= WHAT THIS TASK INVOLVES =
Output the first line of the listing and each line after it, up to and including the line that contains "from bokeh.resources import INLINE", exactly as written, minus the pictures.

= RECORD LIST =
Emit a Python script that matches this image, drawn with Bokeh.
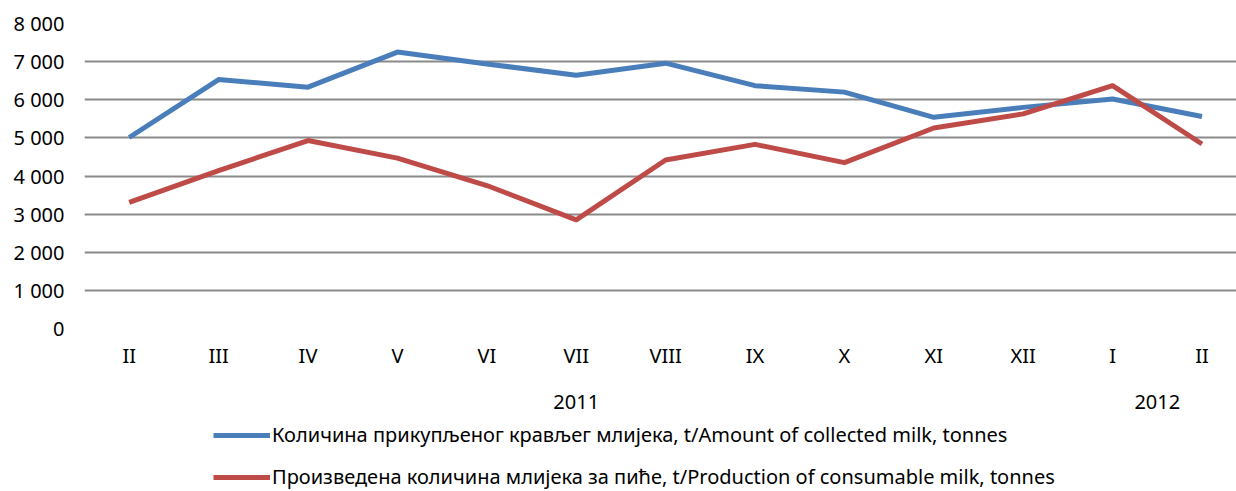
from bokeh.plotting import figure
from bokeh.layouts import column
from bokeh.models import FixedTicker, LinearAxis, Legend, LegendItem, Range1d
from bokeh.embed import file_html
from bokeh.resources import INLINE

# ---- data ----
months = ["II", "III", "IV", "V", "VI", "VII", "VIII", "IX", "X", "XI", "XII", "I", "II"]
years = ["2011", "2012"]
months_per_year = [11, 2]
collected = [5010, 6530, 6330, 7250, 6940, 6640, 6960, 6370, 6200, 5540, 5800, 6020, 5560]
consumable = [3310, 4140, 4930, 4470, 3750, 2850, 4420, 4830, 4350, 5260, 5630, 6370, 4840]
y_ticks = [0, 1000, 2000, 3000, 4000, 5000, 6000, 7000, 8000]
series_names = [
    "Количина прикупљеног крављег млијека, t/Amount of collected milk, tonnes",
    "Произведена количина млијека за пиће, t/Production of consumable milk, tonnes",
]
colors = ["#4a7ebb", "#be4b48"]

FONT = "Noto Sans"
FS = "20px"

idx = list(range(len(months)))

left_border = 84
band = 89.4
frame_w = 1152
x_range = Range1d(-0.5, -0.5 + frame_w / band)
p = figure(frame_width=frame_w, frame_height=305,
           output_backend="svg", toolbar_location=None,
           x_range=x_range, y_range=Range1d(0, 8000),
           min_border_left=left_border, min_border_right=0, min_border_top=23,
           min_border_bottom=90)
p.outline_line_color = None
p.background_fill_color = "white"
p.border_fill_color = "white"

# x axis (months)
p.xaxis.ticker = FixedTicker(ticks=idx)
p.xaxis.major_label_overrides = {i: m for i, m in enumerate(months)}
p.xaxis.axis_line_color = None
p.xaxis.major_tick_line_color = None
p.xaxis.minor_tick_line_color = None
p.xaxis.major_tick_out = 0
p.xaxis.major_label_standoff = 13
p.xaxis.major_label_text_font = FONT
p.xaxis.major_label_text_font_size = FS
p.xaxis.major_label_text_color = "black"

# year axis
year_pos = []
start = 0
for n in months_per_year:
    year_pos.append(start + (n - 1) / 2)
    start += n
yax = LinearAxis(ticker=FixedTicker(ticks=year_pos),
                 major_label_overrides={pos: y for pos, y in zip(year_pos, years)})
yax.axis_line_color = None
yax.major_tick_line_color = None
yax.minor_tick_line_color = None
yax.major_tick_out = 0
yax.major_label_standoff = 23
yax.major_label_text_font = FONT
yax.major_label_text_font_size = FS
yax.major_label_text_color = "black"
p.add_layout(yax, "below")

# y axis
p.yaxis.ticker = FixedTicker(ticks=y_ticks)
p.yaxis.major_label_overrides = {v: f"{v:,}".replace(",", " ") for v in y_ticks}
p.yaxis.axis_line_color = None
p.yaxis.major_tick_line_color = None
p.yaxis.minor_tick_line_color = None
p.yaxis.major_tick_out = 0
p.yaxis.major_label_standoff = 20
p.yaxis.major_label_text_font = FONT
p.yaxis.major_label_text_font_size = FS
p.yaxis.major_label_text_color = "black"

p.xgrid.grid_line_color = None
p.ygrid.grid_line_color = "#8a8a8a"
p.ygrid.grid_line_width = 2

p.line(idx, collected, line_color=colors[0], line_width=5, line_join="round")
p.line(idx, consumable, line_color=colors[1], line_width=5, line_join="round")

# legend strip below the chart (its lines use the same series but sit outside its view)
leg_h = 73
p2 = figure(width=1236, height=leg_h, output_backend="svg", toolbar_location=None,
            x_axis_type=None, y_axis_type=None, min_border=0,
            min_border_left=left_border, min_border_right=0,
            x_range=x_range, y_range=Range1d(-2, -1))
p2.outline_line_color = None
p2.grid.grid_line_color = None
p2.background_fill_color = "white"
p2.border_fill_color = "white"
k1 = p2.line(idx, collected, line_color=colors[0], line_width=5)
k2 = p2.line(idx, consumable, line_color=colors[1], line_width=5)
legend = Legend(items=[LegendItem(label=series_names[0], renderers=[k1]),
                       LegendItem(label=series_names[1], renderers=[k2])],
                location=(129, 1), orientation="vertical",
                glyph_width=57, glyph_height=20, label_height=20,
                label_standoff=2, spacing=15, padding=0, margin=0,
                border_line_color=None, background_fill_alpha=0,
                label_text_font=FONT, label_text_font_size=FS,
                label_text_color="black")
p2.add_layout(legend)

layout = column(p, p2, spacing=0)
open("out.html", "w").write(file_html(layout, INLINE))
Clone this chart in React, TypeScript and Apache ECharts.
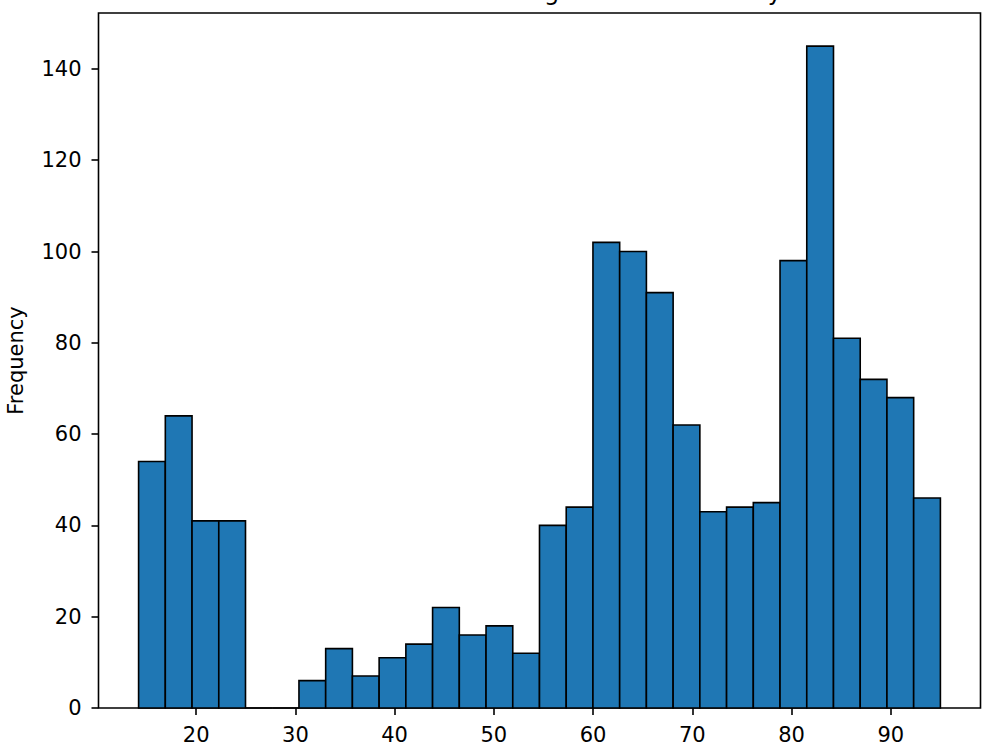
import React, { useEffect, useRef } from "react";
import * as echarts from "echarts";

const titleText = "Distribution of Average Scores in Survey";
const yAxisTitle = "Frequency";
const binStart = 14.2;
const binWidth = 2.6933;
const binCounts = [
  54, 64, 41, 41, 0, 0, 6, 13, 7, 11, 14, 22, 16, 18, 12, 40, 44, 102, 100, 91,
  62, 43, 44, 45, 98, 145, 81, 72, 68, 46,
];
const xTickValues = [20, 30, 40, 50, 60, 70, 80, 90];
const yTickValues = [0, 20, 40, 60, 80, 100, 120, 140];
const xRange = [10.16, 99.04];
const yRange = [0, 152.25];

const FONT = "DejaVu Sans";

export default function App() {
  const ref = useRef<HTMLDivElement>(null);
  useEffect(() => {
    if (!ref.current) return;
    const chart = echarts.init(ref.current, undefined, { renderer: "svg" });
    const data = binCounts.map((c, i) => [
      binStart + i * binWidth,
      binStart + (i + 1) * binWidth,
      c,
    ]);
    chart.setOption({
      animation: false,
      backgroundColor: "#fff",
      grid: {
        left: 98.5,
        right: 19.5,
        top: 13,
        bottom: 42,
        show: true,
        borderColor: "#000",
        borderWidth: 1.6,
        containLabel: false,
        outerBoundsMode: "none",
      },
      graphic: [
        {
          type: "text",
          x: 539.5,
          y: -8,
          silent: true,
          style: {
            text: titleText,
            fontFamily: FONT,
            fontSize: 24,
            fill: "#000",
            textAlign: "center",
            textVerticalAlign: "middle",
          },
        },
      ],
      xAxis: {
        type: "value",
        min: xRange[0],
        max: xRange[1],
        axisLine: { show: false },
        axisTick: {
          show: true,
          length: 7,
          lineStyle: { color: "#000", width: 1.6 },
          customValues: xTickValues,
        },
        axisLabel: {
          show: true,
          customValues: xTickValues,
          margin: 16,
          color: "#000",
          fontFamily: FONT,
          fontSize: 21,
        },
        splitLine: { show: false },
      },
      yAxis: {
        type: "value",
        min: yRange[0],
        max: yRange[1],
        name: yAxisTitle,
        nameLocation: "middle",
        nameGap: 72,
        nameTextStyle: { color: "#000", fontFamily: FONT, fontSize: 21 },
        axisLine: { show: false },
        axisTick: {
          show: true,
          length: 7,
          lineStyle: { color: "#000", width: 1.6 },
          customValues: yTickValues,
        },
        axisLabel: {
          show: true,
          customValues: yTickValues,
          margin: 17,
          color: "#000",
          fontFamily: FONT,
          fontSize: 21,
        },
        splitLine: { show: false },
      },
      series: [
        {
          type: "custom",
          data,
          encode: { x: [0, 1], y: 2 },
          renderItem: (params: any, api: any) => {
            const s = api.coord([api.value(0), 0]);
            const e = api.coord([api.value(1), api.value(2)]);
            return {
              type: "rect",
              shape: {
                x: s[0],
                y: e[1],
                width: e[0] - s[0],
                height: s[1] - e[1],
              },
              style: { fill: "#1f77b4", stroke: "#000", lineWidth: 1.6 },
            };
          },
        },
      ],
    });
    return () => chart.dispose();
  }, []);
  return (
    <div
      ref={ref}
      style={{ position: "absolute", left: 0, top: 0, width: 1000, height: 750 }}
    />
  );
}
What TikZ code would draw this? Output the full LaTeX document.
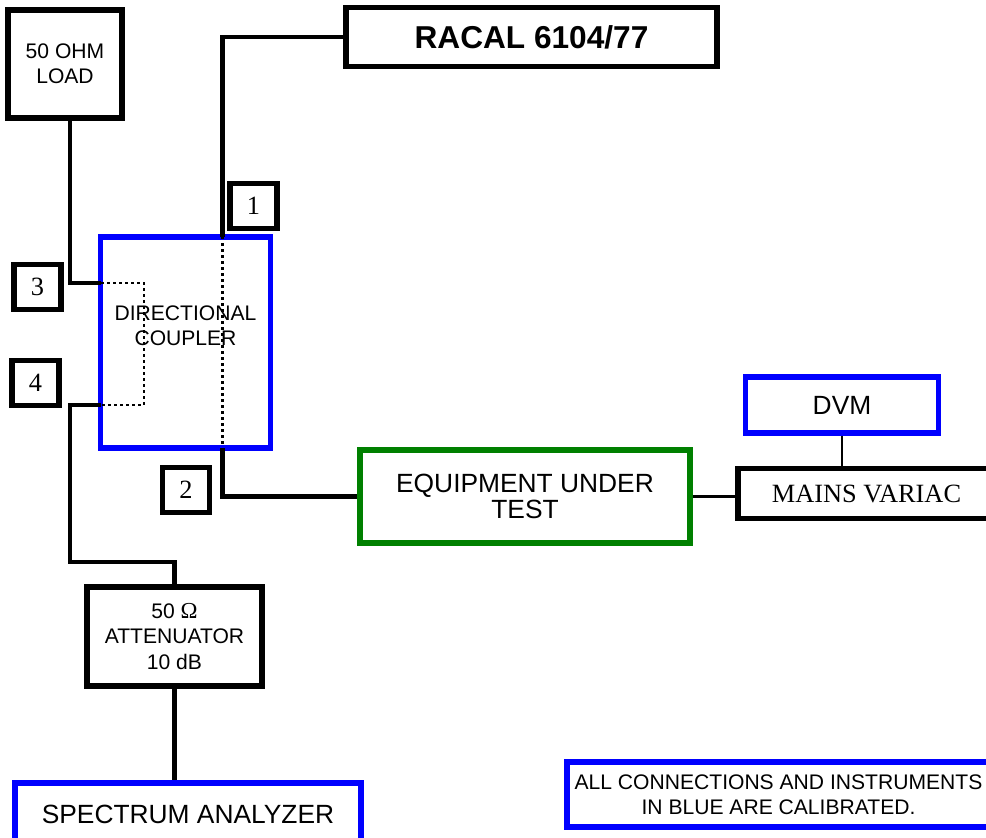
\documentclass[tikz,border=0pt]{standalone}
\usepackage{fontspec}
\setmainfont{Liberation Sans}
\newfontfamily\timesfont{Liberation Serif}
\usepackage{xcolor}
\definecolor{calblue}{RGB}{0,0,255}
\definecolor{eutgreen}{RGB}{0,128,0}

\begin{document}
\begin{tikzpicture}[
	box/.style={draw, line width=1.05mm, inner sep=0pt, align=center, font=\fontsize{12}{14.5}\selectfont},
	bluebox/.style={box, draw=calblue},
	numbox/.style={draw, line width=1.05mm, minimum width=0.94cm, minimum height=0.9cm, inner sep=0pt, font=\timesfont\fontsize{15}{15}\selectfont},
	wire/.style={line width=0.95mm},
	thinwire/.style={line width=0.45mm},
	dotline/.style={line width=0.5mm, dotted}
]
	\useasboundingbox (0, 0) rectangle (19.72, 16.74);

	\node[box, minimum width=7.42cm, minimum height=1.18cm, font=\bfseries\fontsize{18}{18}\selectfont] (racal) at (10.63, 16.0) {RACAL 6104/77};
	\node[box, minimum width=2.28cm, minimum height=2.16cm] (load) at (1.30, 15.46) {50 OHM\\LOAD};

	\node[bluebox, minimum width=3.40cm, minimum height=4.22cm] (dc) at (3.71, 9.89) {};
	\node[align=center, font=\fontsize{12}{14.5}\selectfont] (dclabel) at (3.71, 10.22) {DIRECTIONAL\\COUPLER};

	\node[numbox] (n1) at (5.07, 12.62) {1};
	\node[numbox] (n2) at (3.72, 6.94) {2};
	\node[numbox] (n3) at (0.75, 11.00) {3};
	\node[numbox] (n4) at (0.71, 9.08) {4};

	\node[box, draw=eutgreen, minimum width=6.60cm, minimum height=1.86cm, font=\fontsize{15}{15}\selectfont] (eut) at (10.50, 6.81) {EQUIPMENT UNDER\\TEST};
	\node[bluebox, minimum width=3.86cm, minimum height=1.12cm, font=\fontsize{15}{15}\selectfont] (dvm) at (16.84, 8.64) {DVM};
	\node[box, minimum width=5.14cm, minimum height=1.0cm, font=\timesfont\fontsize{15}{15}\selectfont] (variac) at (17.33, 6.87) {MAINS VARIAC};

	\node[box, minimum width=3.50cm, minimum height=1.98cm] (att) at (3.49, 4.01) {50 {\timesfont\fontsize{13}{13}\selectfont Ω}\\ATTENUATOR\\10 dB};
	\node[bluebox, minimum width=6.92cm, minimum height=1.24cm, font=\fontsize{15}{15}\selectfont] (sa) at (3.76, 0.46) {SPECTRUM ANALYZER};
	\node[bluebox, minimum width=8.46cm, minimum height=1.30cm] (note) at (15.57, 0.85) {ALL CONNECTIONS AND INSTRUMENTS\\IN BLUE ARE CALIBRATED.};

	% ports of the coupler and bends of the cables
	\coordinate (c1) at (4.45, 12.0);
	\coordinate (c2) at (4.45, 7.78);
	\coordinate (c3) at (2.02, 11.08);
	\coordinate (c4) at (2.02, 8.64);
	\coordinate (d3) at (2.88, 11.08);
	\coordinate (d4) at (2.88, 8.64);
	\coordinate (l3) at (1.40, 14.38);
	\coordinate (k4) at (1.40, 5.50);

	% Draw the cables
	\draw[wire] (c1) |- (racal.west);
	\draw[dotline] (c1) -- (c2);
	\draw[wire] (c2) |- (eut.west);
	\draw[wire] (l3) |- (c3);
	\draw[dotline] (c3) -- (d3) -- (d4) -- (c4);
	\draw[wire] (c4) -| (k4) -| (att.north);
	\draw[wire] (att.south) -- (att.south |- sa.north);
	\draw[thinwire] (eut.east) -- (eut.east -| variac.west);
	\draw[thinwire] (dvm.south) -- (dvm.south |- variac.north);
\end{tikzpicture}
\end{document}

= THE COMPLETED TASK =
Emit a Python script that matches this image, drawn with Bokeh.
from bokeh.plotting import figure
from bokeh.layouts import column
from bokeh.models import FixedTicker, LinearAxis, Legend, LegendItem, Range1d
from bokeh.embed import file_html
from bokeh.resources import INLINE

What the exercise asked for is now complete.